- _BRIEF_
Write out word for word each line of the records, beginning at the first and stopping after the line with "(92,182) -- cycle;". Leave the pictures out.

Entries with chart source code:
***

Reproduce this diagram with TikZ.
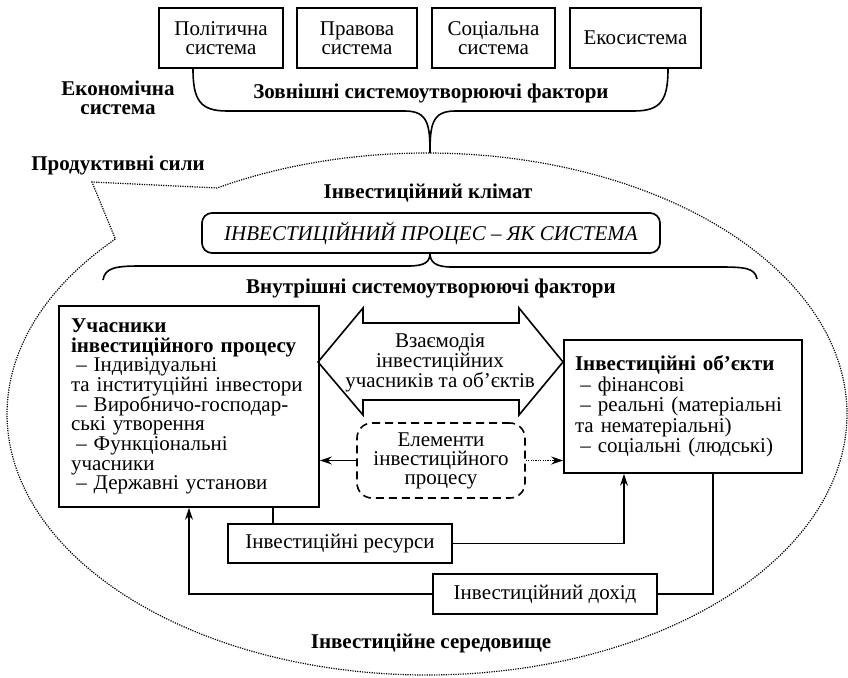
\documentclass[tikz,border=0pt]{standalone}
\usepackage{fontspec}
\setmainfont{Liberation Serif}
\usetikzlibrary{arrows.meta,calc}
\begin{document}
\begin{tikzpicture}[x=1pt,y=-1pt,
 every node/.style={font=\fontsize{21}{19.7}\selectfont, inner sep=0pt},
 box/.style={draw, line width=1.7pt, align=center},
 topbox/.style={box, minimum height=60, font=\fontsize{21}{19}\selectfont},
 lbl/.style={font=\fontsize{21}{19}\selectfont\bfseries, align=center},
 arr/.style={line width=1.5pt, -{Stealth[length=12pt,width=8pt]}},
 ln/.style={line width=1.5pt},
 brace/.style={line width=1.6pt},
 dots/.style={line width=1.2pt, dash pattern=on 1.2pt off 1.2pt}]
\useasboundingbox (0,0) rectangle (848,677);

% outer dotted contour
\draw[dots] plot[domain=137.9:480, samples=240, smooth] ({427+420*cos(\x)},{414-261*sin(\x)}) -- (92,182) -- cycle;

% top boxes
\node[topbox, minimum width=124] (pol) at (221,38) {Політична\\система};
\node[topbox, minimum width=120] (prav) at (357,38) {Правова\\система};
\node[topbox, minimum width=123] (soc) at (493.5,38) {Соціальна\\система};
\node[topbox, minimum width=131] (eko) at (635.5,38) {Екосистема};

% top brace
\coordinate (tip1) at (430,153);
\draw[brace] (pol.south -| 193,0) .. controls (193,100) and (200,111) .. (227,111) -- (405,111) .. controls (428,111) and (430,125) .. (tip1);
\draw[brace] (eko.south -| 668,0) .. controls (668,100) and (661,111) .. (634,111) -- (455,111) .. controls (432,111) and (430,125) .. (tip1);

% labels
\node[lbl] (econ) at (118,98) {Економічна\\система};
\node[lbl] (zovn) at (431,93) {Зовнішні системоутворюючі фактори};
\node[lbl] (prod) at (118,165) {Продуктивні сили};
\node[lbl] (klim) at (428,193) {Інвестиційний клімат};

% process box
\node[box, rounded corners=10pt, minimum width=458, minimum height=40, font=\fontsize{21}{19.7}\selectfont\itshape] (proc) at (431,233) {ІНВЕСТИЦІЙНИЙ ПРОЦЕС – ЯК СИСТЕМА};

% lower brace
\coordinate (tip2) at (430,253);
\draw[brace] (103,280) .. controls (105,268) and (115,266) .. (140,266) -- (408,266) .. controls (425,266) and (430,262) .. (tip2);
\draw[brace] (757,279) .. controls (755,268) and (745,267) .. (720,267) -- (452,267) .. controls (435,267) and (430,262) .. (tip2);

\node[lbl] (vnutr) at (431,288) {Внутрішні системоутворюючі фактори};

% participants box
\node[box, minimum width=260, minimum height=201, text width=236, align=left] (part) at (189,406.5)
{\textbf{Учасники}\\
\textbf{інвестиційного процесу}\\
\hspace*{0.25em}– Індивідуальні\\
та інституційні інвестори\\
\hspace*{0.25em}– Виробничо-господар-\\
ські утворення\\
\hspace*{0.25em}– Функціональні\\
учасники\\
\hspace*{0.25em}– Державні установи};

% objects box
\node[box, minimum width=238, minimum height=133, text width=216, align=left, font=\fontsize{21}{20.5}\selectfont] (obj) at (683,406.5)
{\textbf{Інвестиційні об’єкти}\\
\hspace*{0.25em}– фінансові\\
\hspace*{0.25em}– реальні (матеріальні\\
та нематеріальні)\\
\hspace*{0.25em}– соціальні (людські)};

% double arrow
\draw[line width=1.6pt, line join=miter] (318,362) -- (363,308) -- (363,323) -- (519,323) -- (519,308) -- (563,362) -- (519,415) -- (519,400) -- (363,400) -- (363,415) -- cycle;
\node[align=center] (vzaem) at (440,363) {Взаємодія\\інвестиційних\\учасників та об’єктів};

% elements box
\node[box, line width=1.6pt, rounded corners=15pt, dash pattern=on 8pt off 5pt, minimum width=168, minimum height=75, font=\fontsize{21}{19}\selectfont] (elem) at (441,460.5) {Елементи\\інвестиційного\\процесу};

\draw[arr] (elem.west) -- (elem.west -| part.east);
\draw[line width=1.2pt, dash pattern=on 1.2pt off 1.2pt] (elem.east) -- ($(elem.east -| obj.west)+(-10,0)$);
\draw[line width=1.4pt, {-Stealth[length=12pt,width=8pt]}] ($(elem.east -| obj.west)+(-11,0)$) -- (elem.east -| obj.west);

% resources and income
\node[box, minimum width=224, minimum height=39] (res) at (340,543.5) {Інвестиційні ресурси};
\node[box, minimum width=224, minimum height=40] (inc) at (545,594) {Інвестиційний дохід};

\coordinate (rx) at (273,0);
\draw[ln] (part.south -| rx) -- (res.north -| rx);
\draw[arr] (res.east) -| ([xshift=-59pt]obj.south);
\draw[ln] ([xshift=30pt]obj.south) |- (inc.east);
\draw[arr] (inc.west) -| (part.south);

\node[lbl] (sered) at (431,643) {Інвестиційне середовище};
\end{tikzpicture}
\end{document}
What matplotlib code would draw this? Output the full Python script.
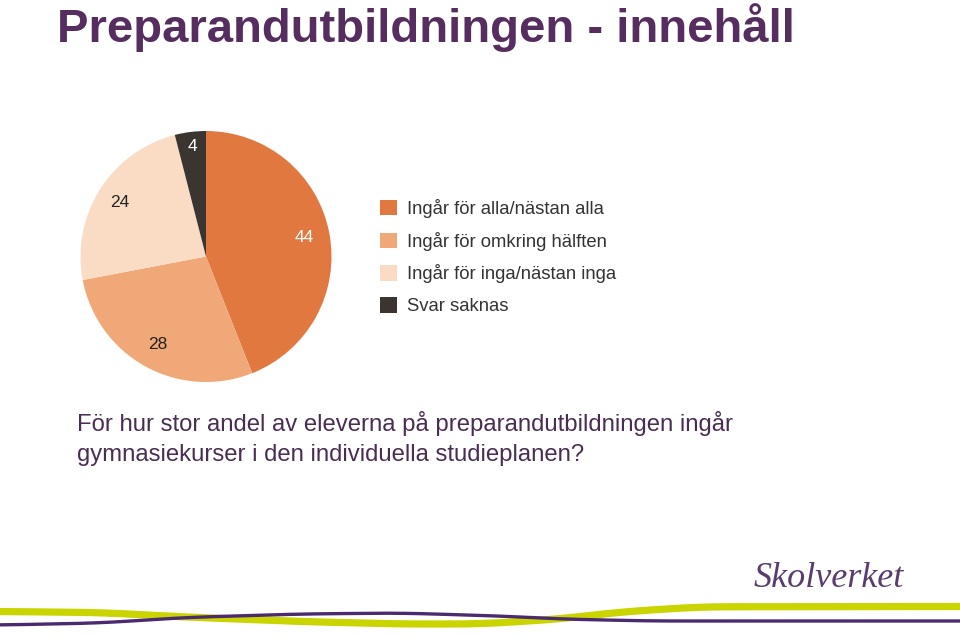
import matplotlib
matplotlib.use("Agg")
import matplotlib.pyplot as plt
import numpy as np

categories = ["Ingår för alla/nästan alla", "Ingår för omkring hälften",
              "Ingår för inga/nästan inga", "Svar saknas"]
values = [44, 28, 24, 4]
colors = ["#E07840", "#F0A878", "#FADCC5", "#3B3532"]
label_colors = ["white", "#222222", "#222222", "white"]
label_dist = [0.8, 0.8, 0.81, 0.88]

title = "Preparandutbildningen - innehåll"
question_lines = ["För hur stor andel av eleverna på preparandutbildningen ingår",
                  "gymnasiekurser i den individuella studieplanen?"]

W, H = 960, 636
fig = plt.figure(figsize=(W / 100, H / 100), dpi=100)
fig.patch.set_facecolor("white")

bg = fig.add_axes([0, 0, 1, 1])
bg.set_xlim(0, W)
bg.set_ylim(H, 0)
bg.axis("off")

# Title
bg.text(57, 42, title, fontsize=34, fontweight="bold", color="#552D5E",
        family="Liberation Sans", ha="left", va="baseline")

# Pie
cx, cy, r = 206, 256.5, 125.5
pax = fig.add_axes([(cx - r) / W, (H - cy - r) / H, 2 * r / W, 2 * r / H])
wedges, texts = pax.pie(values, colors=colors, startangle=90, counterclock=False,
                        labels=[str(v) for v in values], labeldistance=0.82,
                        wedgeprops=dict(linewidth=0),
                        textprops=dict(fontsize=12.5, family="Liberation Sans"))
for w, t, c, d in zip(wedges, texts, label_colors, label_dist):
    ang = np.deg2rad((w.theta1 + w.theta2) / 2)
    t.set_position((d * np.cos(ang), d * np.sin(ang)))
    t.set_color(c)
    t.set_ha("center")
    t.set_va("center")
pax.set_xlim(-1, 1)
pax.set_ylim(-1, 1)
pax.set_aspect("equal")
pax.axis("off")

# Legend
leg = bg.legend(wedges, categories, loc="upper left", bbox_to_anchor=(380, 199),
                bbox_transform=bg.transData, frameon=False, borderpad=0,
                borderaxespad=0, handlelength=0.92, handleheight=0.92,
                handletextpad=0.54, labelspacing=0.74,
                prop=dict(family="Liberation Sans", size=13.3))
for t in leg.get_texts():
    t.set_color("#333333")

# Question text
for i, line in enumerate(question_lines):
    bg.text(77, 431 + 30 * i, line, fontsize=17.2, color="#4A2D52",
            family="Liberation Sans", ha="left", va="baseline")

# Logo
bg.text(754, 587, "Skolverket", fontsize=26, color="#5A3D6E", style="italic",
        family="Liberation Serif", ha="left", va="baseline")

# Decorative swooshes
x = np.linspace(0, W, 961)

def curve(pts, k=30):
    px, py = zip(*pts)
    y = np.interp(x, px, py)
    pad = np.pad(y, k, mode="edge")
    ker = np.ones(2 * k + 1) / (2 * k + 1)
    return np.convolve(pad, ker, mode="valid")

yel = curve([(0, 611.5), (100, 612.5), (185, 617), (300, 621.5), (400, 624),
             (480, 624), (560, 619), (620, 612), (700, 606.8), (960, 606.5)])
pur = curve([(0, 625), (100, 623), (185, 617.5), (300, 614), (400, 613),
             (500, 616), (560, 619), (650, 621), (960, 621)])
bg.plot(x, yel, color="#C9D400", lw=5.2, solid_capstyle="butt")
bg.plot(x, pur, color="#4B2A70", lw=2.4, solid_capstyle="butt")

fig.savefig("out.png", dpi=100, facecolor="white")
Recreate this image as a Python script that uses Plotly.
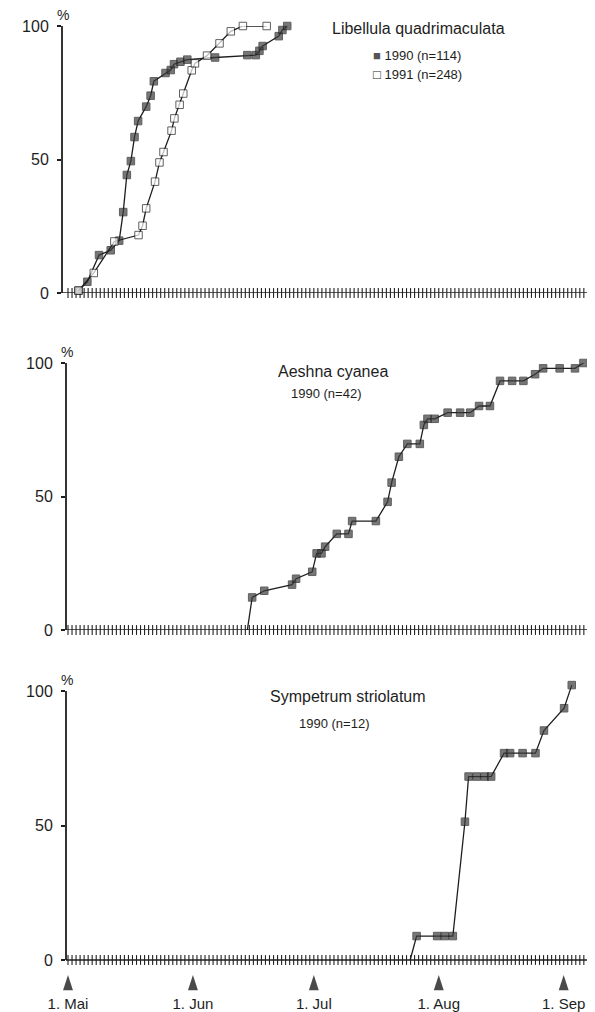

***

- _EXERCISE SOLUTION_
Reproduce this diagram with TikZ.
\documentclass[tikz,border=0pt]{standalone}
\usepackage{fontspec}
\setmainfont{Liberation Serif}
\usetikzlibrary{arrows.meta,calc}
\begin{document}
\begin{tikzpicture}[x=1pt,y=-1pt,
 every node/.style={font=\fontsize{21}{19.7}\selectfont, inner sep=0pt},
 box/.style={draw, line width=1.7pt, align=center},
 topbox/.style={box, minimum height=60, font=\fontsize{21}{19}\selectfont},
 lbl/.style={font=\fontsize{21}{19}\selectfont\bfseries, align=center},
 arr/.style={line width=1.5pt, -{Stealth[length=12pt,width=8pt]}},
 ln/.style={line width=1.5pt},
 brace/.style={line width=1.6pt},
 dots/.style={line width=1.2pt, dash pattern=on 1.2pt off 1.2pt}]
\useasboundingbox (0,0) rectangle (848,677);

% outer dotted contour
\draw[dots] plot[domain=137.9:480, samples=240, smooth] ({427+420*cos(\x)},{414-261*sin(\x)}) -- (92,182) -- cycle;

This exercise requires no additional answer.